The art of rhetoric and the discovery – a thought on opening closed minds

listening

I am pleased to hear the UK Universities Minister Jo Johnson say that the government wants to do something to support free speech in universities.

It is baffling to those of us who do not step foot in universities (or in my case only once in a blue moon) as to why anybody would study at university if not to embrace free speech. Attitudes seemed to have changed over the years, or at least have from a vocal and violent minority who seem to hold sway.

The problem seems to be rooted in the issue of taking offence.

We would be cold individuals indeed if we did not find some behaviours and opinions of other people offensive. This may be because they offend our own moralities. This is particular so for people with strong personal faith or intellectual convictions. If we feel strongly enough about something we may be offended when something confronts our world-views.

But however strong those views may be, it would rather defeat what I have always considered to be the principle objective of education if we do not wish those views to be challenged and tested. That objective is discovery.

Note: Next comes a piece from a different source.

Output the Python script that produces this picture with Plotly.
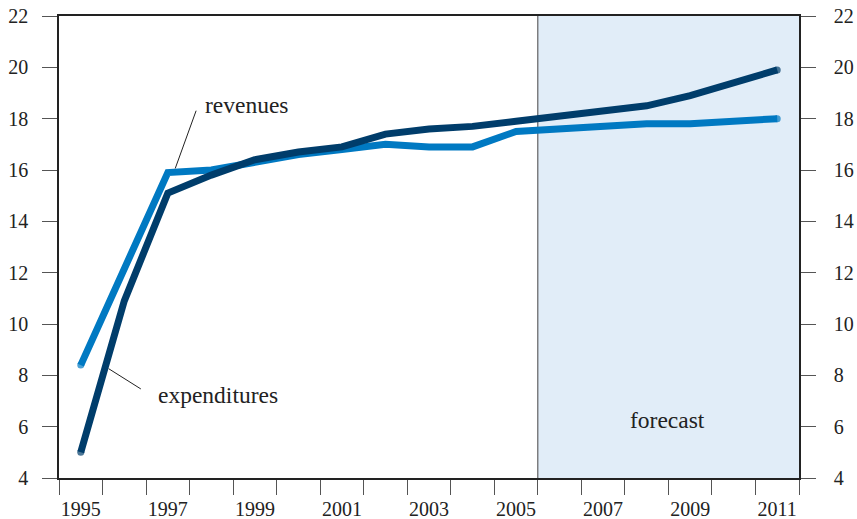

It is impossible to discover, if we approach that opportunity to discover with closed minds.

I only had a fleeting two-year on and off relationship with higher education before we mutually concluded that I was too thick and lazy to be at the university which had opened its doors to me back in the 1970s but I did learn something.

The single thing what I learned (in a Ernie Wise kind of tribute) was that all knowledge is good, all opinion is valid, and everything we believe is subjective.

When I was at university the thing I enjoyed most was hearing great speakers with whom I thought I would disagree, and often still did even after their orations. Where’s the fun in being in like-minded company?

Throughout my life I have embraced opinion with which I disagree. However strongly I might thing that an opposing argument is wrong and that mine is right, I know that this is simply my perspective and not a reality.

My greatest love in life, even beyond politics which has been my life-blood, is the art of rhetoric which underpins that politics. Politics is a matter of argument.

It is no coincidence perhaps that my entire career was spent working in the business of persuasion. In political campaigning, communications practice, and most recently communications consultancy, my working life has been concerned entirely with matters of rhetoric.

It is no surprise therefore that to me, even without a higher education, that rhetoric matters. The winning argument is always the one best argued and it is impossible to make a winning argument unless I am capable of arguing both sides (all sides) of a case equally.

It is a poor advocate who is incapable of arguing that black is white with equal competence to arguing the exact opposite.

I therefore look at those who enjoy the privilege of higher education and fail to embrace opposing views and argument with utter despair.

To me the whole point of a university is to open the doors to intellectual discovery. That cannot be achieved if we close our minds to opinions with which we disagree, or if we impose a subjective morality on those opinions and the behaviours they may result in.

The latest manifestation of the closed mind tendency is the growing number of young Labour (and as far as I can tell it is mainly Labour with some SNP?) politicians who confuse a political opinion with friendship. They seem proud to say “I could never be friends with a Tory.”

I have to admit to being at a complete loss to understand such an opinion, although like all opinions I respect it.

Personally I have made friends of all and no politics. Although to me politics has been my life’s addiction, I care not whether others share it, or if they share it, how they share it. I have as many friends who have opposite views to  my own as I have who share my views. Actually now I come to think about it I know remarkably few people who share my views.

What I enjoy is rhetorical skill and there can be only limited display of such attributes between people who agree with each other all the time.

My recommendation to all in the New Year is to embrace those wh think differently. Listen to every opinion, and respect every one. Try to avoid being offended to the extent it blinds you to exploring alternative world-views. And never ever think that you are right and somebody else is wrong.